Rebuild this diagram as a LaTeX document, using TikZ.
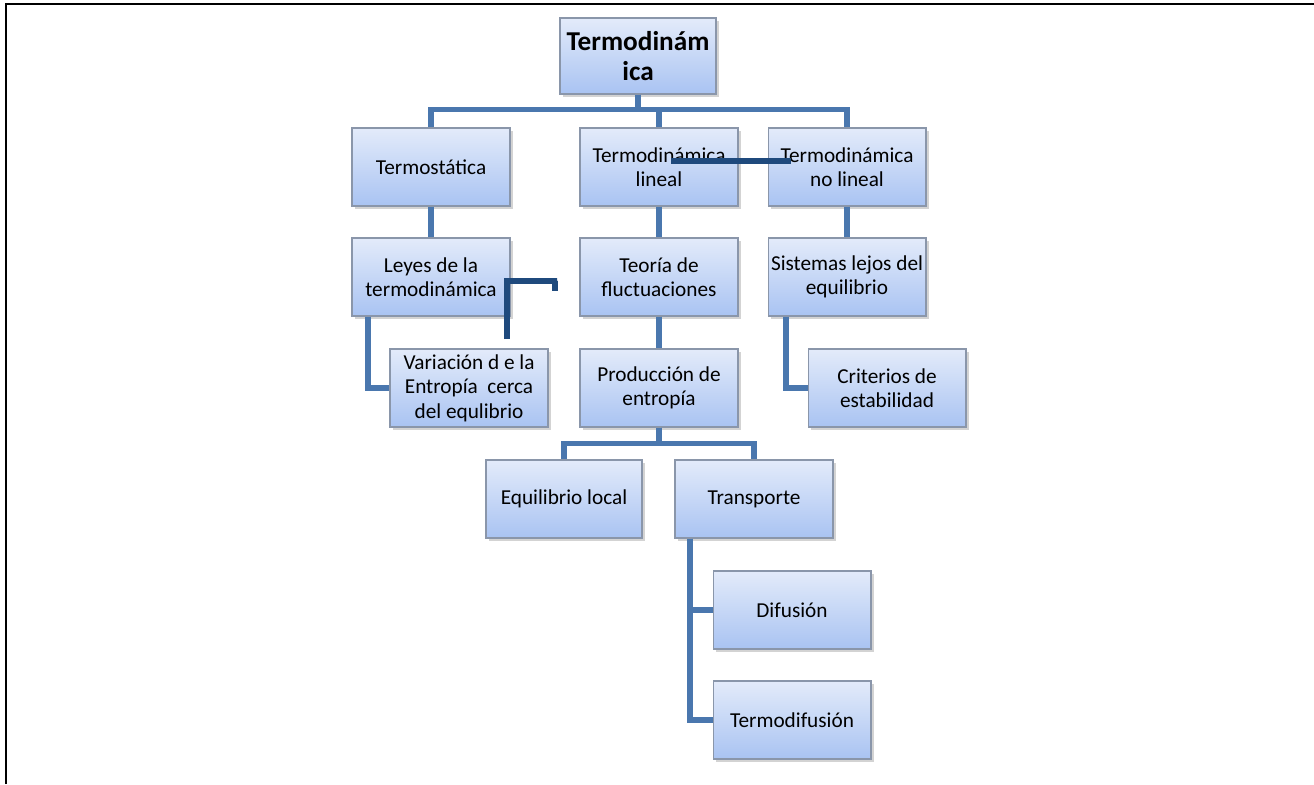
\documentclass[tikz,border=0pt]{standalone}
\usepackage{fontspec}
\setmainfont{Carlito}
\usetikzlibrary{calc,shadows}

\definecolor{boxtop}{HTML}{E3EBFA}
\definecolor{boxbot}{HTML}{A9C3F2}
\definecolor{boxedge}{HTML}{8A96AA}
\definecolor{linkblue}{HTML}{4A77AE}
\definecolor{navy}{HTML}{1F4A7D}

\tikzset{
  concept/.style={draw=boxedge, line width=0.6pt, top color=boxtop, bottom color=boxbot,
    minimum width=3.16cm, minimum height=1.56cm, inner sep=0pt, align=center,
    font=\fontsize{12.1}{13.9}\selectfont,
    drop shadow={shadow xshift=1.6pt, shadow yshift=-1.6pt, opacity=0.35, fill=gray}},
  link/.style={draw=linkblue, line width=3pt},
  stray/.style={draw=navy, line width=3.3pt}
}

\begin{document}
\begin{tikzpicture}[x=0.02cm, y=-0.02cm]
    \useasboundingbox (0, 0) rectangle (1314, 784);
    \draw [line width=1.5pt]  (6, 784) -- (6, 4) -- (1314, 4);
    % root
    \node [concept, minimum width=3.12cm, minimum height=1.52cm,
           font=\fontsize{15.5}{17.5}\selectfont\bfseries] (root) at (638, 56) {Termodinám\\ica};
    % first level
    \node [concept] (termo)    at (431, 167) {Termostática};
    \node [concept] (lineal)   at (659, 167) {Termodinámica\\lineal};
    \node [concept] (nolineal) at (847, 167) {Termodinámica\\no lineal};
    % second level
    \node [concept] (leyes)    at (431, 277) {Leyes de la\\termodinámica};
    \node [concept] (teoria)   at (659, 277) {Teoría de\\fluctuaciones};
    \node [concept] (sistemas) at (847, 277) {Sistemas lejos del\\equilibrio};
    % third level
    \node [concept] (variacion)  at (469, 388) {Variación d e la\\Entropía\ \ cerca\\del equlibrio};
    \node [concept] (produccion) at (659, 388) {Producción de\\entropía};
    \node [concept] (criterios)  at (887, 388) {Criterios de\\estabilidad};
    % fourth level
    \node [concept, minimum width=3.12cm] (eqlocal) at (564, 499) {Equilibrio local};
    \node [concept] (transporte) at (754, 499) {Transporte};
    \node [concept] (difusion)   at (792, 610) {Difusión};
    \node [concept] (termodif)   at (792, 720) {Termodifusión};
    % links
    \draw [link] (root.south) -- ++(0, 15) -| (termo.north);
    \draw [link] (root.south) -- ++(0, 15) -| (lineal.north);
    \draw [link] (root.south) -- ++(0, 15) -| (nolineal.north);
    \draw [link] (termo)    -- (leyes);
    \draw [link] (lineal)   -- (teoria);
    \draw [link] (nolineal) -- (sistemas);
    \draw [link] (teoria)   -- (produccion);
    \draw [link] ($(leyes.south)+(-63, 0)$)    |- (variacion.west);
    \draw [link] ($(sistemas.south)+(-61, 0)$) |- (criterios.west);
    \draw [link] (produccion.south) -- ++(0, 16) -| (eqlocal.north);
    \draw [link] (produccion.south) -- ++(0, 16) -| (transporte.north);
    \draw [link] ($(transporte.south)+(-64, 0)$) |- (difusion.west);
    \draw [link] ($(transporte.south)+(-64, 0)$) |- (termodif.west);
    % stray strokes
    \coordinate (s1) at (671, 161);
    \coordinate (s2) at (791, 161);
    \draw [stray] (s1) -- (s2);
    \coordinate (l1) at (507, 339);
    \coordinate (l2) at (555, 291);
    \draw [stray] (l1) |- (557, 281) -- ++(-2, 0) -- (l2);
\end{tikzpicture}
\end{document}
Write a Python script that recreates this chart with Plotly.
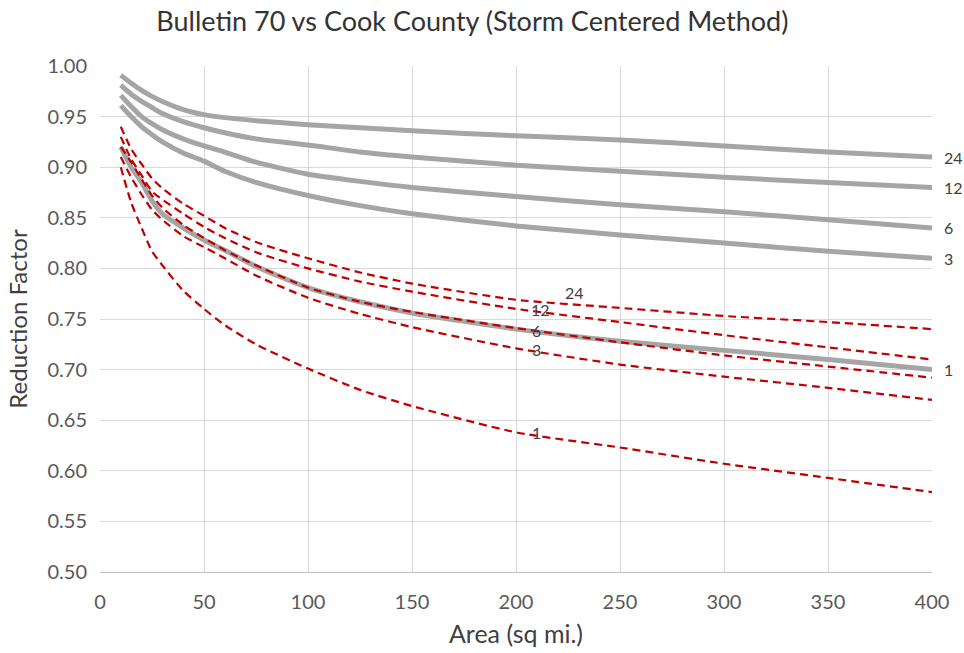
import plotly.graph_objects as go

# Area (sq mi.)
area = [10, 15, 20, 25, 30, 40, 50, 60, 75, 100, 125, 150, 200, 250, 300, 350, 400]

# Cook County (storm centered), by duration in hours
cook_24 = [0.991, 0.983, 0.976, 0.970, 0.965, 0.957, 0.952, 0.949, 0.946, 0.942, 0.939, 0.936, 0.931, 0.927, 0.921, 0.915, 0.910]
cook_12 = [0.981, 0.972, 0.965, 0.959, 0.953, 0.945, 0.939, 0.934, 0.928, 0.922, 0.915, 0.910, 0.902, 0.896, 0.890, 0.885, 0.880]
cook_6 = [0.971, 0.960, 0.950, 0.943, 0.937, 0.928, 0.921, 0.915, 0.905, 0.893, 0.886, 0.880, 0.871, 0.863, 0.856, 0.848, 0.840]
cook_3 = [0.961, 0.950, 0.940, 0.932, 0.925, 0.914, 0.906, 0.896, 0.885, 0.872, 0.862, 0.854, 0.842, 0.833, 0.825, 0.817, 0.810]
cook_1 = [0.920, 0.900, 0.885, 0.867, 0.854, 0.840, 0.828, 0.818, 0.802, 0.781, 0.767, 0.756, 0.740, 0.728, 0.719, 0.710, 0.700]

# Bulletin 70, by duration in hours
b70_24 = [0.940, 0.918, 0.903, 0.889, 0.879, 0.864, 0.852, 0.840, 0.826, 0.810, 0.796, 0.785, 0.769, 0.761, 0.753, 0.747, 0.740]
b70_12 = [0.930, 0.908, 0.892, 0.876, 0.868, 0.854, 0.841, 0.830, 0.816, 0.800, 0.787, 0.777, 0.760, 0.747, 0.734, 0.722, 0.710]
b70_6 = [0.920, 0.905, 0.888, 0.872, 0.860, 0.843, 0.830, 0.818, 0.803, 0.781, 0.767, 0.757, 0.741, 0.727, 0.714, 0.703, 0.692]
b70_3 = [0.910, 0.890, 0.873, 0.858, 0.848, 0.832, 0.821, 0.810, 0.793, 0.771, 0.755, 0.742, 0.721, 0.705, 0.693, 0.682, 0.670]
b70_1 = [0.900, 0.865, 0.840, 0.817, 0.803, 0.778, 0.760, 0.744, 0.725, 0.701, 0.680, 0.664, 0.638, 0.623, 0.607, 0.593, 0.579]

durations = ["24", "12", "6", "3", "1"]
cook = [cook_24, cook_12, cook_6, cook_3, cook_1]
b70 = [b70_24, b70_12, b70_6, b70_3, b70_1]

# label positions for the Bulletin 70 curves (area, factor)
b70_label_x = [228, 212, 210, 210, 210]
b70_label_y = [0.776, 0.759, 0.739, 0.720, 0.638]

FONT = "Lato, 'Open Sans', sans-serif"
TXT = "#404040"

fig = go.Figure()

for name, ys in zip(durations, cook):
    fig.add_trace(go.Scatter(x=area, y=ys, mode="lines", name="Cook " + name,
                             line=dict(color="#a5a5a5", width=5, shape="spline", smoothing=0.6)))

for name, ys in zip(durations, b70):
    fig.add_trace(go.Scatter(x=area, y=ys, mode="lines", name="B70 " + name,
                             line=dict(color="#c00000", width=2.2, dash="8px,5px", shape="spline", smoothing=0.6)))

# duration labels at the right end of the Cook County curves
for name, ys in zip(durations, cook):
    fig.add_annotation(x=area[-1], y=ys[-1], text=name, showarrow=False, xanchor="left", xshift=10,
                       font=dict(family=FONT, size=16, color=TXT))

for name, lx, ly in zip(durations, b70_label_x, b70_label_y):
    fig.add_annotation(x=lx, y=ly, text=name, showarrow=False,
                       font=dict(family=FONT, size=16, color=TXT))

fig.update_layout(
    width=964, height=653,
    margin=dict(l=100, r=32, t=66, b=81),
    paper_bgcolor="white", plot_bgcolor="white",
    showlegend=False,
    title=dict(text="Bulletin 70 vs Cook County (Storm Centered Method)", x=0.49, xanchor="center",
               y=1 - 22 / 653, yanchor="middle", font=dict(family=FONT, size=27, color="#333333")),
    font=dict(family=FONT, color=TXT),
)

fig.update_xaxes(range=[0, 400], dtick=50, showgrid=True, gridcolor="#d9d9d9", gridwidth=1.2,
                 zeroline=False, showline=True, linecolor="#bfbfbf", linewidth=1, automargin=False,
                 ticks="", ticklabelstandoff=12, tickfont=dict(family=FONT, size=20, color="#595959"),
                 title=dict(text="Area (sq mi.)", font=dict(family=FONT, size=25, color=TXT), standoff=13))
fig.update_yaxes(range=[0.5, 1.0], dtick=0.05, tickformat=".2f", showgrid=True, gridcolor="#d9d9d9",
                 gridwidth=1.2, zeroline=False, showline=False, automargin=False,
                 ticks="", ticklabelstandoff=12, tickfont=dict(family=FONT, size=20, color="#595959"),
                 title=dict(text="Reduction Factor", font=dict(family=FONT, size=24, color=TXT), standoff=13))

fig.write_html("out.html", config={"displayModeBar": False},
               post_script="document.body.style.margin='0';")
______________________________
__Written exercise__.
Tally the lines of the records holding the word "this", then state only the tally.

__Exercise solution__.
2